Impact of Drug Conjugation Site and Corona Chemistry on the Therapeutic Activity of Polymer Nanorod - Drug Conjugates.

Biocompatible rod-shaped nanoparticles of controlled length can be produced through the heat-induced "living" seeded crystallization-driven self-assembly (CDSA) of poly(2-isopropyl-2-oxazoline)-containing block copolymers. With a hydrophilic poly(2-methyl-2-oxazine) or poly(2-methyl-2-oxazoline) corona, these nanorods have proven non-cytotoxic, non-hemolytic, and ideal for use as a polymer-based drug delivery system.
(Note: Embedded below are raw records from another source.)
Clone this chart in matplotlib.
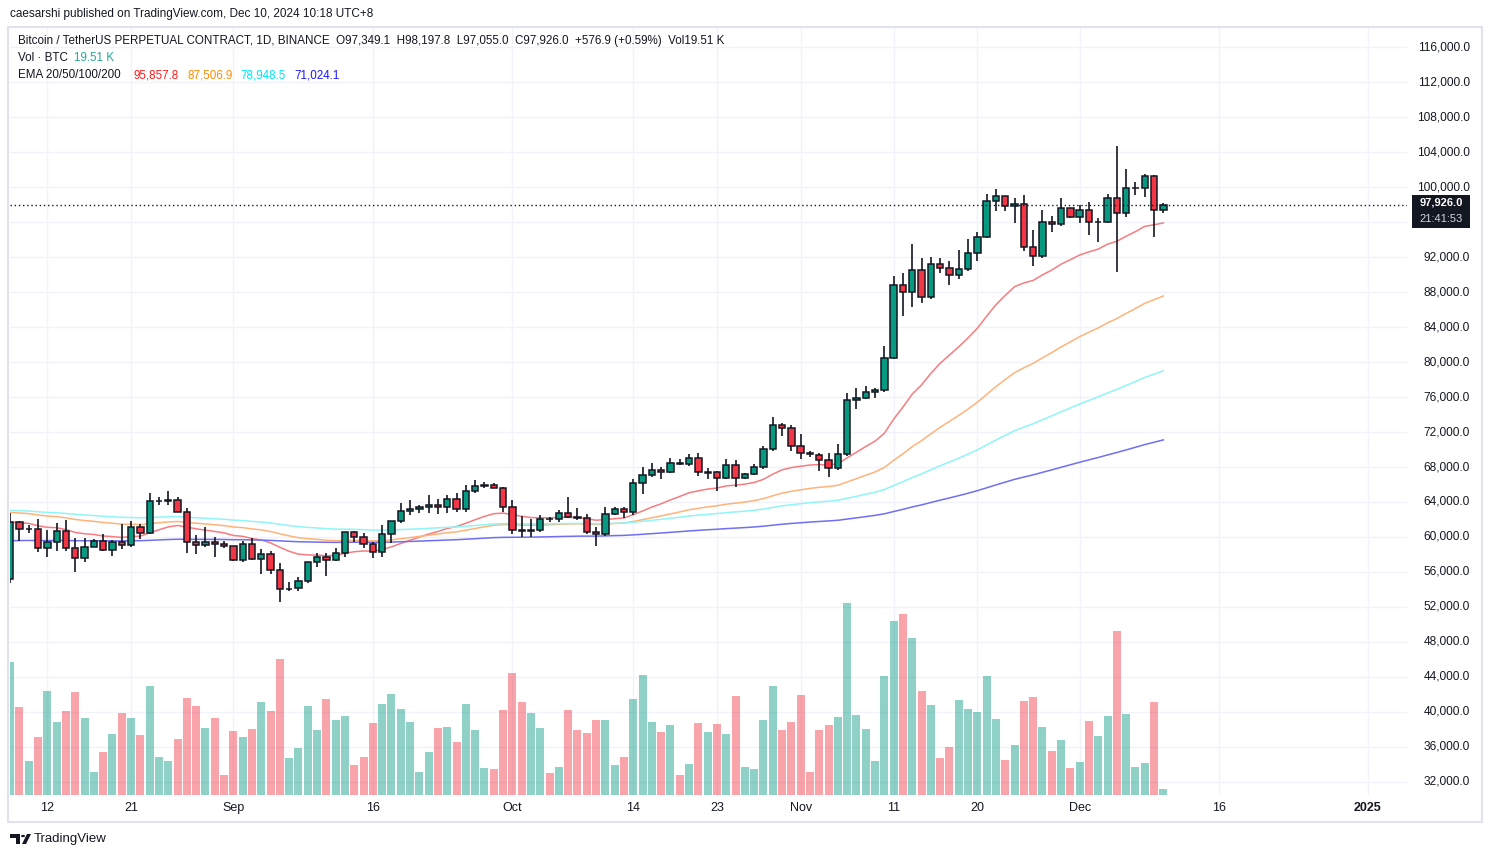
import numpy as np
import matplotlib.pyplot as plt
from matplotlib.patches import Rectangle, Circle, Polygon
from matplotlib.transforms import blended_transform_factory

plt.rcParams['font.family'] = ['Liberation Sans', 'DejaVu Sans']

# daily candles, 2024-08-08 .. 2024-12-10 (index 0 = Aug 8)
opens = [55160, 61680, 60880, 60940, 58700, 59390, 60650, 58700, 57560, 58900,
         59500, 58480, 59390, 59050, 61100, 60420, 64080, 64150, 64250, 62860,
         59390, 59050, 59390, 59200, 58930, 57330, 59160, 57450, 58020, 56190,
         54020, 54130, 54930, 57100, 57680, 57330, 58130, 60530, 59960, 59160,
         58250, 60300, 61790, 62930, 63160, 63390, 63660, 63390, 64300, 63160,
         65220, 65830, 65900, 65600, 63390, 60800, 60650, 60800, 62100, 62050,
         62780, 62250, 62150, 60610, 60340, 62590, 63160, 62900, 66130, 67050,
         67620, 67390, 68420, 68380, 69070, 67350, 67390, 66710, 68190, 66710,
         67160, 68040, 70020, 72760, 72420, 70360, 69560, 69410, 68800, 67850,
         69450, 75620, 75850, 76540, 76760, 80420, 88770, 87970, 90480, 87390,
         91170, 90710, 89910, 90590, 92420, 94330, 98370, 98940, 97800, 98020,
         93110, 92080, 95970, 95740, 97570, 96540, 97340, 95970, 96000, 98710,
         97000, 99850, 99920, 101220, 97349.1]
highs = [62750, 61830, 61370, 62020, 60800, 61560, 61940, 59850, 59850, 59770,
         60340, 59660, 61490, 61830, 61490, 65070, 64530, 65260, 64530, 63320,
         60230, 61180, 59960, 59540, 59000, 59540, 59850, 58630, 58400, 56990,
         54820, 55390, 57150, 58130, 58130, 58700, 60600, 60690, 60460, 59390,
         61370, 61800, 63920, 64230, 63660, 64800, 64300, 64800, 64990, 65940,
         66520, 66330, 66130, 65750, 64230, 62400, 62020, 62510, 62320, 63090,
         64530, 63280, 62630, 61180, 63390, 63390, 63470, 66590, 67960, 68420,
         67960, 68990, 68880, 69490, 69560, 67850, 67540, 68880, 68800, 67350,
         68340, 70400, 73750, 72990, 72800, 71770, 69870, 69640, 69560, 70590,
         76420, 76990, 77260, 76990, 81830, 89830, 90210, 93490, 91850, 91970,
         91850, 91590, 92800, 94020, 94900, 99200, 99740, 98980, 98710, 99090,
         95090, 97380, 96690, 98710, 97600, 97950, 98330, 96420, 99170, 104730,
         102020, 100620, 101490, 101340, 98197.8]
lows = [54700, 59580, 60420, 58320, 57750, 58440, 58440, 56040, 57180, 58800,
        58400, 57870, 58630, 58900, 59770, 60350, 63700, 63700, 62850, 58130,
        58020, 58820, 57680, 58780, 57250, 57180, 57400, 55730, 55730, 52610,
        53870, 53790, 54700, 56530, 55580, 57300, 57750, 59470, 58780, 57560,
        57750, 59280, 61640, 62510, 62780, 62700, 62630, 62780, 62900, 62900,
        64990, 65560, 65560, 62900, 60340, 60040, 59960, 60530, 61750, 61750,
        62200, 61940, 60340, 59010, 60150, 62500, 62130, 62510, 64880, 66900,
        66630, 67280, 68190, 68150, 67010, 66670, 65300, 66590, 65680, 66590,
        67050, 67730, 69870, 71540, 69870, 68950, 69180, 67580, 66900, 67660,
        69300, 74590, 75740, 75850, 76610, 80300, 85300, 86330, 86780, 87240,
        90210, 88800, 89530, 90400, 91590, 94200, 97300, 97300, 95930, 92730,
        91010, 91930, 94820, 95550, 96500, 95850, 94520, 93760, 95900, 90330,
        96540, 99090, 98820, 94250, 97055.0]
closes = [61680, 60880, 60940, 58700, 59390, 60650, 58700, 57560, 58900, 59500,
          58480, 59390, 59050, 61100, 60420, 64080, 64150, 64250, 62860, 59390,
          59050, 59390, 59200, 58930, 57330, 59160, 57450, 58020, 56190, 54020,
          54090, 54930, 57100, 57680, 57330, 58130, 60530, 59960, 59160, 58250,
          60300, 61790, 62930, 63160, 63390, 63660, 63390, 64300, 63160, 65220,
          65830, 65940, 65600, 63390, 60800, 60650, 60800, 62100, 62050, 62780,
          62250, 62150, 60610, 60340, 62590, 63160, 62900, 66130, 67050, 67620,
          67390, 68420, 68380, 69070, 67390, 67390, 66710, 68190, 66710, 67160,
          68040, 70020, 72760, 72420, 70360, 69560, 69490, 68800, 67850, 69450,
          75620, 75850, 76540, 76760, 80420, 88770, 87970, 90480, 87390, 91170,
          90710, 89910, 90590, 92420, 94330, 98370, 98980, 97800, 98020, 93110,
          92080, 95970, 95740, 97570, 96540, 97340, 95970, 96000, 98710, 97000,
          99850, 99920, 101220, 97349.1, 97926.0]
# volume, thousand BTC
volumes = [454, 300, 115, 197, 355, 249, 286, 351, 262, 78,
           146, 208, 279, 262, 204, 372, 129, 115, 190, 331,
           303, 228, 262, 67, 218, 197, 225, 317, 286, 464,
           126, 160, 303, 221, 327, 255, 269, 102, 129, 245,
           310, 344, 293, 249, 78, 146, 228, 232, 180, 310,
           221, 91, 88, 290, 416, 317, 279, 228, 74, 95,
           290, 221, 211, 255, 255, 102, 129, 327, 409, 249,
           214, 238, 67, 105, 245, 214, 242, 208, 338, 95,
           88, 255, 372, 221, 249, 341, 78, 221, 238, 266,
           656, 273, 225, 115, 406, 594, 618, 536, 355, 307,
           126, 163, 324, 293, 283, 406, 259, 119, 170, 320,
           334, 232, 149, 187, 91, 112, 252, 201, 269, 560,
           276, 95, 108, 317, 19.51]

ema_periods = [20, 50, 100, 200]
ema_start = [61700, 62820, 63050, 59580]
ema_colors = ['#f77c80', '#ffb37a', '#8ff5f7', '#6f6ff5']

tick_days = [4, 13, 24, 39, 54, 67, 76, 85, 95, 104, 115, 130, 146]
tick_labels = ['12', '21', 'Sep', '16', 'Oct', '14', '23', 'Nov', '11', '20', 'Dec', '16', '2025']
# 96,000 sits under the last-price tag and is not shown
price_ticks = [p for p in range(32000, 116001, 4000) if p != 96000]

GREEN = '#089981'
RED = '#F23645'
DARK = '#131722'
GRID = '#f0f3fa'

W, H = 1491, 857
fig = plt.figure(figsize=(W / 100, H / 100), dpi=100)


def fx(px):
    return px / W


def fy(py):
    return 1 - py / H


rect = [fx(10), fy(795), fx(1407) - fx(10), fy(28) - fy(795)]
axv = fig.add_axes(rect)
ax = fig.add_axes(rect)
ax.patch.set_visible(False)
for a in (ax, axv):
    a.set_xlim(-0.02, 150.2)
    for s in a.spines.values():
        s.set_visible(False)
    a.set_xticks([])
    a.set_yticks([])
ax.set_ylim(30510, 118178)

# grid (in the bottom axes, so volume bars sit on top of it)
for p in list(range(32000, 116001, 4000)):
    axv.plot([-1, 160], [p, p], color=GRID, lw=1, transform=ax.transData, zorder=0)
for d in tick_days:
    axv.axvline(d, color=GRID, lw=1, zorder=0)

# volume
n = len(closes)
x = np.arange(n)
up = [closes[i] >= opens[i] for i in range(n)]
vcol = [(8 / 255, 153 / 255, 129 / 255, 0.45) if u else (242 / 255, 54 / 255, 69 / 255, 0.45) for u in up]
axv.bar(x, volumes, width=0.86, color=vcol, zorder=2)
axv.set_ylim(0, max(volumes) * 767 / 192)

# EMAs
for per, start, col in zip(ema_periods, ema_start, ema_colors):
    k = 2 / (per + 1)
    vals = [start]
    for c in closes[1:]:
        vals.append(vals[-1] + k * (c - vals[-1]))
    ax.plot(x, vals, color=col, lw=1.1, zorder=2)

# candles
for i in range(n):
    col = GREEN if up[i] else RED
    ax.vlines(i, lows[i], highs[i], color=DARK, lw=1.2, zorder=3)
    lo = min(opens[i], closes[i])
    h = max(abs(closes[i] - opens[i]), 30)
    ax.add_patch(Rectangle((i - 0.34, lo), 0.68, h, facecolor=col,
                           edgecolor=DARK, lw=1.1, zorder=4))

# last price line
last = closes[-1]
ax.axhline(last, color=DARK, lw=1, ls=(0, (1, 2)), zorder=5)

# price scale
tr_y = blended_transform_factory(fig.transFigure, ax.transData)
for p in price_ticks:
    ax.text(fx(1470), p, f'{p:,.1f}', transform=tr_y, ha='right', va='center',
            fontsize=8.6, color=DARK, clip_on=False)
fig.patches.append(Rectangle((fx(1412), fy(228)), fx(1470) - fx(1412), fy(195) - fy(228),
                             transform=fig.transFigure, facecolor=DARK, edgecolor='none', zorder=10))
fig.text(fx(1441), fy(203), f'{last:,.1f}', ha='center', va='center', fontsize=8,
         fontweight='bold', color='white', zorder=11)
fig.text(fx(1441), fy(219.5), '21:41:53', ha='center', va='center', fontsize=8,
         color='#d1d4dc', zorder=11)

# time scale
tr_x = blended_transform_factory(ax.transData, fig.transFigure)
for d, lab in zip(tick_days, tick_labels):
    ax.text(d, fy(808), lab, transform=tr_x, ha='center', va='center', fontsize=9,
            color=DARK, fontweight='bold' if lab == '2025' else 'normal', clip_on=False)

# frame
fig.patches.append(Rectangle((fx(8), fy(822)), fx(1482) - fx(8), fy(27) - fy(822),
                             transform=fig.transFigure, facecolor='none',
                             edgecolor='#e0e3eb', lw=1.5, zorder=1))

# texts
fig.text(fx(10), fy(14), 'caesarshi published on TradingView.com, Dec 10, 2024 10:18 UTC+8',
         fontsize=8.5, color=DARK, va='center')
fig.text(fx(18), fy(41), 'Bitcoin / TetherUS PERPETUAL CONTRACT, 1D, BINANCE  O97,349.1  H98,197.8  '
         'L97,055.0  C97,926.0  +576.9 (+0.59%)  Vol19.51 K',
         fontsize=8.35, color=DARK, va='center')
fig.text(fx(18), fy(58), 'Vol \u00b7 BTC', fontsize=8.35, color=DARK, va='center')
fig.text(fx(74), fy(58), '19.51 K', fontsize=8.35, color='#22ab94', va='center')
fig.text(fx(18), fy(75), 'EMA 20/50/100/200', fontsize=8.35, color=DARK, va='center')
ema_text = ['95,857.8', '87,506.9', '78,948.5', '71,024.1']
ema_text_x = [133, 187, 240, 294]
ema_text_col = ['#ff1a1a', '#ff8c00', '#00e5ff', '#1a1aff']
for s, xx, c in zip(ema_text, ema_text_x, ema_text_col):
    fig.text(fx(xx), fy(75), s, fontsize=8.35, color=c, va='center')

# TradingView logo + name
fig.patches.append(Polygon([[fx(10), fy(834)], [fx(20), fy(834)], [fx(20), fy(844)],
                            [fx(16), fy(844)], [fx(16), fy(838)], [fx(10), fy(838)]],
                           closed=True, transform=fig.transFigure, facecolor=DARK, edgecolor='none'))
fig.patches.append(Circle((fx(23), fy(836)), 2 / W, transform=fig.transFigure,
                          facecolor=DARK, edgecolor='none'))
fig.patches.append(Polygon([[fx(27), fy(834)], [fx(31), fy(834)], [fx(26), fy(844)], [fx(22), fy(844)]],
                           closed=True, transform=fig.transFigure, facecolor=DARK, edgecolor='none'))
fig.text(fx(34), fy(839), 'TradingView', fontsize=9.5, color=DARK, va='center')

fig.savefig('out.png', dpi=100, facecolor='white')
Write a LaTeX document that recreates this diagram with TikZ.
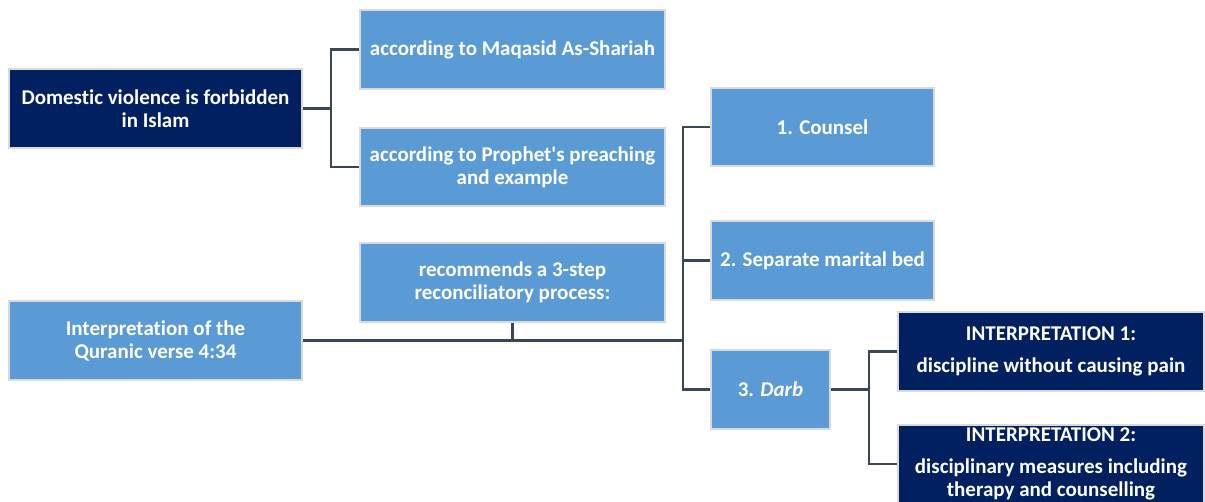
\documentclass[tikz,border=0pt]{standalone}
\usepackage{fontspec}
\setmainfont{Carlito}[Ligatures=NoCommon]
\definecolor{lightbox}{HTML}{5B9BD5}
\definecolor{darkbox}{HTML}{002060}
\definecolor{boxedge}{HTML}{DADADA}
\definecolor{linkcol}{HTML}{3B4658}
\begin{document}
\begin{tikzpicture}[x=1pt,y=-1pt,
  box/.style={draw=boxedge,line width=2.5pt,text=white,align=center,inner sep=0pt,
    font=\fontsize{21}{23}\selectfont\bfseries,minimum height=79pt},
  light/.style={box,fill=lightbox},
  dark/.style={box,fill=darkbox},
  link/.style={draw=linkcol,line width=2.8pt}]
  \useasboundingbox (0,0) rectangle (1205,502);
  \node[dark,minimum width=293pt] (islam) at (155.5,108.5) {Domestic violence is forbidden\\in Islam};
  \node[light,minimum width=305pt] (maqasid) at (512.5,49.5) {according to Maqasid As-Shariah};
  \node[light,minimum width=305pt,minimum height=78pt] (prophet) at (512.5,167) {according to Prophet\textquotesingle s preaching\\and example};
  \node[light,minimum width=293pt] (verse) at (155.5,340.5) {Interpretation of the\\Quranic verse 4:34};
  \node[light,minimum width=305pt] (process) at (512.5,282.5) {recommends a 3-step\\reconciliatory process:};
  \node[light,minimum width=223pt,minimum height=78pt] (counsel) at (822.5,127) {1. Counsel};
  \node[light,minimum width=223pt] (bed) at (822.5,260.5) {2. Separate marital bed};
  \node[light,minimum width=119pt] (darb) at (770.5,389.5) {3. \textit{Darb}};
  \node[dark,minimum width=306pt] (interp1) at (1051,351.5) {INTERPRETATION 1:\\[9pt]discipline without causing pain};
  \node[dark,minimum width=306pt,minimum height=78pt] (interp2) at (1051,464) {INTERPRETATION 2:\\[9pt]disciplinary measures including\\therapy and counselling};
  % joints
  \coordinate (j1) at (331,108.5);
  \coordinate (j2) at (683,340.5);
  \coordinate (j3) at (869,389.5);
  \draw[link] (islam.east) -- (j1);
  \draw[link] (maqasid.west) -| (j1) |- (prophet.west);
  \draw[link] (verse.east) -- (j2);
  \draw[link] (process.south) -- (process.south |- j2);
  \draw[link] (counsel.west) -| (j2) |- (darb.west);
  \draw[link] (bed.west) -- (bed.west -| j2);
  \draw[link] (darb.east) -- (j3);
  \draw[link] (interp1.west) -| (j3) |- (interp2.west);
\end{tikzpicture}
\end{document}
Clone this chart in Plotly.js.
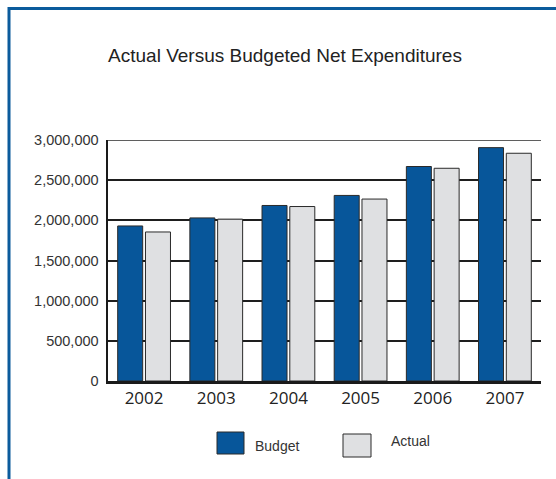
<!DOCTYPE html>
<html>
<head>
<meta charset="utf-8">
<script src="https://cdn.plot.ly/plotly-3.0.1.min.js"></script>
<style>
html,body{margin:0;padding:0;background:#fff;}
#chart{width:556px;height:479px;}
</style>
</head>
<body>
<div id="chart"></div>
<script>
var years = ["2002", "2003", "2004", "2005", "2006", "2007"];
var budget = [1930000, 2030000, 2185000, 2310000, 2670000, 2905000];
var actual = [1855000, 2015000, 2172000, 2265000, 2648000, 2835000];
var seriesNames = ["Budget", "Actual"];
var yTicks = [0, 500000, 1000000, 1500000, 2000000, 2500000, 3000000];
var yTickText = ["0", "500,000", "1,000,000", "1,500,000", "2,000,000", "2,500,000", "3,000,000"];
var chartTitle = "Actual Versus Budgeted Net Expenditures";

var W = 556, H = 479;
var M = {l: 108, r: 15, t: 140, b: 98};
var pw = W - M.l - M.r, ph = H - M.t - M.b;
function px(x) { return (x - M.l) / pw; }
function py(y) { return (H - M.b - y) / ph; }

var blue = "#07569a";
var gray = "#dfe0e2";
var edge = "#2a2a2a";

var traces = [
  {type: "bar", name: seriesNames[0], x: years, y: budget,
   marker: {color: blue, line: {color: edge, width: 1}}, hoverinfo: "x+y"},
  {type: "bar", name: seriesNames[1], x: years, y: actual,
   marker: {color: gray, line: {color: edge, width: 1}}, hoverinfo: "x+y"}
];

var shapes = [
  // top gridline (at the range edge, which Plotly does not draw)
  {type: "line", xref: "paper", yref: "y", x0: 0, x1: 1,
   y0: yTicks[yTicks.length - 1], y1: yTicks[yTicks.length - 1],
   line: {color: "#2a2a2a", width: 1.5}, layer: "below"},
  // blue frame
  {type: "path", xref: "paper", yref: "paper",
   path: "M " + px(9) + " " + py(481) + " L " + px(9) + " " + py(8.5) + " L " + px(558) + " " + py(8.5),
   line: {color: "#0b5b9c", width: 3}},
  // legend swatches
  {type: "rect", xref: "paper", yref: "paper", x0: px(217), x1: px(244), y0: py(454), y1: py(432),
   fillcolor: blue, line: {color: edge, width: 1}},
  {type: "rect", xref: "paper", yref: "paper", x0: px(343), x1: px(371), y0: py(457), y1: py(434),
   fillcolor: gray, line: {color: edge, width: 1}}
];

var annotations = [
  {xref: "paper", yref: "paper", x: px(253), y: py(446), xanchor: "left", yanchor: "middle",
   text: seriesNames[0], showarrow: false, font: {family: "Liberation Sans, Arial, sans-serif", size: 14, color: "#333"}},
  {xref: "paper", yref: "paper", x: px(389), y: py(441), xanchor: "left", yanchor: "middle",
   text: seriesNames[1], showarrow: false, font: {family: "Liberation Sans, Arial, sans-serif", size: 14, color: "#333"}}
];

var layout = {
  width: W, height: H,
  margin: M,
  paper_bgcolor: "#fff", plot_bgcolor: "#fff",
  showlegend: false,
  barmode: "group",
  bargap: 0.23,
  bargroupgap: 0.1,
  title: {text: chartTitle, xref: "container", yref: "container",
          x: 285 / W, xanchor: "center", y: 1 - 55 / H, yanchor: "middle",
          font: {family: "Liberation Sans, Arial, sans-serif", size: 19, color: "#222"}},
  xaxis: {type: "category", showgrid: false, showline: true, linecolor: "#1a1a1a", linewidth: 2.5,
          ticks: "", tickfont: {family: "Open Sans, sans-serif", size: 17, color: "#222"},
          fixedrange: true},
  yaxis: {range: [0, 3000000], tickvals: yTicks, ticktext: yTickText,
          showgrid: true, gridcolor: "#1e1e1e", gridwidth: 2,
          showline: true, linecolor: "#1a1a1a", linewidth: 2.5, zeroline: false,
          ticks: "", ticklabelstandoff: 4,
          tickfont: {family: "Liberation Sans, Arial, sans-serif", size: 14.5, color: "#333"},
          fixedrange: true},
  shapes: shapes,
  annotations: annotations
};

Plotly.newPlot("chart", traces, layout, {displayModeBar: false, staticPlot: true});
</script>
</body>
</html>
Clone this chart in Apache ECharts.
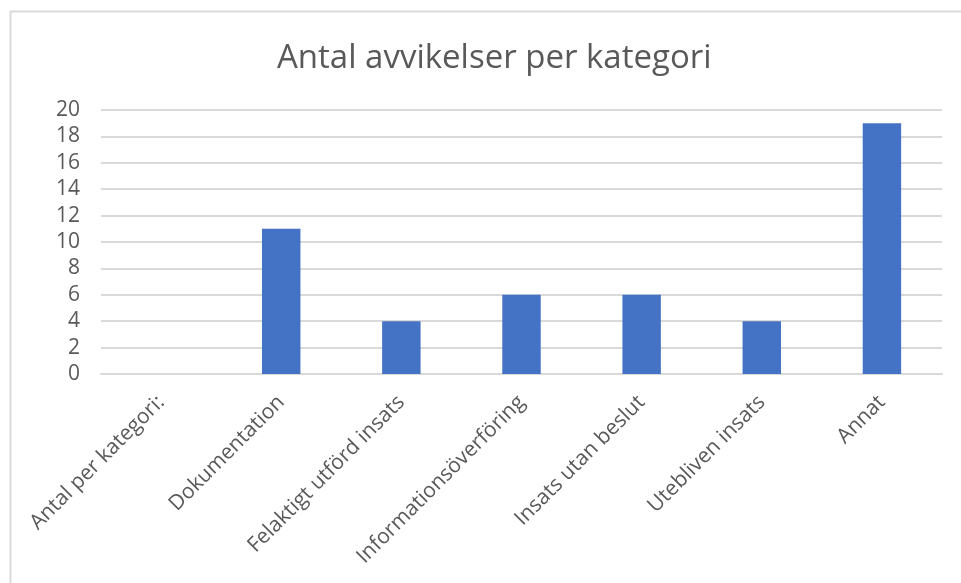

This study demonstrates a facile, one-pot method for the synthesis of mycophenolic acid (MPA)-conjugated block copolymer "unimers" for use in seeded CDSA. Through altering block order during sequential monomer addition cationic ring-opening polymerization (CROP), MPA is conjugated to either the chain end of the core-forming or corona-forming block. This allows bioactive polymer nanorods to be prepared with MPA positioned at either the periphery of the corona, or at the core-corona interface of the nanorod formed during seeded CDSA. In vitro, these nanorods arrest growth in human T and B lymphocytes, with reduced effect in "off-target" monocytes when compared with unconjugated MPA. Furthermore, the conjugation of MPA to the core-corona interface of the nanorods leads to a slower release and reduced cytostatic effect. This study offers a robust investigation into the effect of steric hindrance and corona chemistry on the therapeutic potential of drug-conjugated CDSA nanorods and demonstrates the potential of poly(2-oxazoline)/poly(2-oxazine)-based CDSA nanomaterials as effective drug delivery platforms.